Buying the right property is particularly pertinent for first home buyers
The understanding that is it important to buy well is particularly important for first home buyers. The reason is that first home buyers tend to have a relatively weak asset base and therefore have more to gain from creating as much equity as quick as possible. Also, they tend to have lower incomes which makes building equity via debt repayment all the more difficult.
As such, making an astute decision with respect to your first property (i.e. buying well) could create a substantial amount of equity, in dollar terms, compared to their starting deposit and/or income. That is, a first home buyer with a $40,000 deposit and a modest income could amass well over $100,000 of equity in a relatively short amount of time.
This ‘financial kick start’ could catapult a young adult’s financial position dramatically.
What if you currently own the ‘wrong’ property?
Of course, we all make mistakes in life and that sometimes to extends to buying the wrong property.

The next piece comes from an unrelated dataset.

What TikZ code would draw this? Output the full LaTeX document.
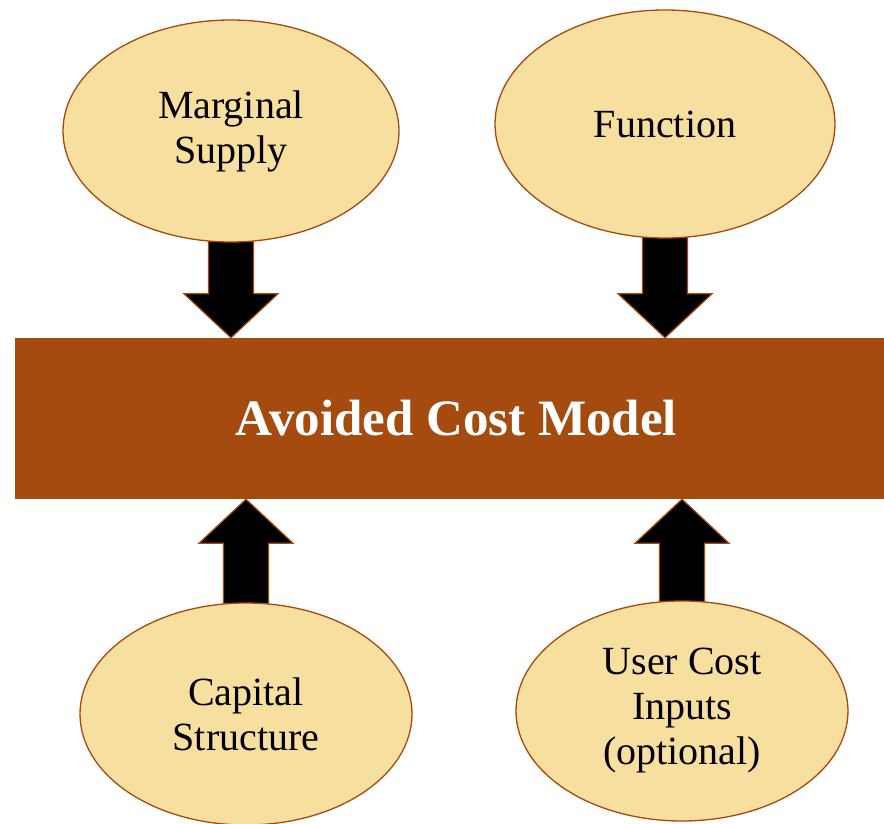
\documentclass[tikz,border=0pt]{standalone}
\usepackage{fontspec}
\setmainfont{Liberation Serif}
\usetikzlibrary{calc,shapes.geometric,backgrounds}

\definecolor{tanfill}{HTML}{F7DFA0}
\definecolor{rust}{HTML}{A64B0F}

\tikzset{
    source/.style={ellipse,draw=rust,line width=1.3pt,fill=tanfill,
        align=center,font=\fontsize{40}{45}\selectfont,inner sep=0pt},
    model/.style={rectangle,fill=rust,text=white,
        font=\fontsize{51}{58}\selectfont\bfseries},
    bigarrow/.style={fill=black,draw=rust,line width=1.2pt,line join=miter}
}

% fat block arrow: #1 start, #2 tip, #3 = 1 down / -1 up
\newcommand{\fatarrow}[3]{%
    \draw[bigarrow] let \p1=(#1), \p2=(#2) in
        (\x1-22.5pt,\y1) -- (\x1-22.5pt,\y2+#3*44pt) -- (\x1-47pt,\y2+#3*44pt)
        -- (\x1,\y2) -- (\x1+47pt,\y2+#3*44pt) -- (\x1+22.5pt,\y2+#3*44pt)
        -- (\x1+22.5pt,\y1) -- cycle;}

\begin{document}
\begin{tikzpicture}[x=1pt,y=-1pt]
            \clip (0,0) rectangle (884,824);

            \node[model,minimum width=883pt,minimum height=161pt] (acm) at (456.5,418.5) {Avoided Cost Model};

            \node[source,minimum width=336pt,minimum height=222pt] (ms) at (231,131) {Marginal\\Supply};
            \node[source,minimum width=340pt,minimum height=228pt] (fn) at (665,124) {Function};
            \node[source,minimum width=332pt,minimum height=222pt] (cs) at (246,714) {Capital\\Structure};
            \node[source,minimum width=332pt,minimum height=220pt] (uc) at (682,711) {User Cost\\Inputs\\(optional)};

            \begin{scope}[on background layer]
                \fatarrow{ms}{ms |- acm.north}{1}
                \fatarrow{fn}{fn |- acm.north}{1}
                \fatarrow{cs}{cs |- acm.south}{-1}
                \fatarrow{uc}{uc |- acm.south}{-1}
            \end{scope}
        \end{tikzpicture}
\end{document}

But all is not lost. The most important step is recognising you have made a mistake and develop a plan to fix it.
The next step is to divest of your dud property whilst still maximising its sale value. That means you don’t want to give it away. But you also don’t want to wait 10 years before selling it either. Be realistic about its current value and pick the best time within the next 1 to 3 years to sell it.
Once you have done that, you can apply some of the ideas I discuss above to ensure you do not repeat same mistakes.
This applies to homes and investment properties
Where practical, I counsel my clients to apply an investment lens when selecting an owner-occupier home. Buying your home well, will improve your asset base, and therefore your ability to invest to build wealth.
I hope this blog goes some way to demonstrating how generating equity relatively quickly can catapult your investment plans. Good luck.